2. Enroll in the Windows Insider Dev channel and install the Windows 11 25H2 preview.
3. Navigate to Settings > Gaming and look for a “Full-Screen Experience” toggle. If it appears, enable it and reboot.

The ViVeTool workaround (advanced only)
If the toggle is absent, you can use ViVeTool from GitHub to activate the feature manually. This requires command-line prompts and registry edits on a preview build. Missteps can brick your Windows installation, so only proceed if you’re comfortable with that risk. Follow community guides precisely, and never attempt this on a device you rely on for work or study.

No matter which route you take, test with the games you actually play. Synthetic scores are nice, but smooth frame pacing and zero input lag matter more. And if you’ve already pared down startup apps on your own, temper your expectations—the gains may be modest.

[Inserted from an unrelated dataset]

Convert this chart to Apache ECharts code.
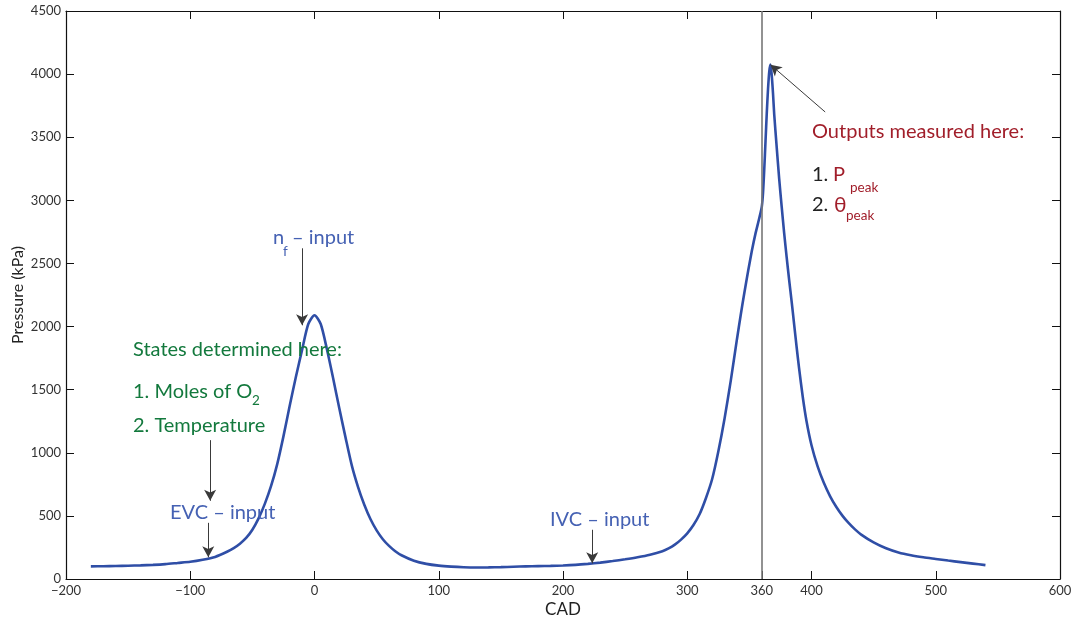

For anyone who values stability, the clear advice is to wait. The Ally launch in October will be the real proving ground, and Microsoft has promised a wider rollout to existing Windows handhelds in early 2026. By then, firmware updates and driver revisions should smooth out the worst bugs.

What’s Next for Windows Handhelds

Microsoft’s handheld push goes beyond this one feature. The company is developing a Handheld Compatibility Program that will badge games as “Handheld Optimized” or “Mostly Compatible,” along with a Windows Performance Fit indicator to guide buyers. Backend investments in shader delivery and install-time optimization aim to reduce stutter and improve first-run behavior.

On the hardware side, the Ally X’s NPU teases AI-driven features—Auto SR upscaling, smart highlight reels—but software must catch up. The coming months will reveal whether ASUS and Microsoft can deliver a polished, console-like experience that doesn’t sacrifice PC openness. If they can quickly stamp out the restart tax and controller bugs, Windows handhelds may finally feel like first-class gaming devices, not repurposed laptops with thumbsticks.

For now, the full-screen experience is a promising preview—and a reminder that sometimes the biggest performance wins come from simply cleaning house.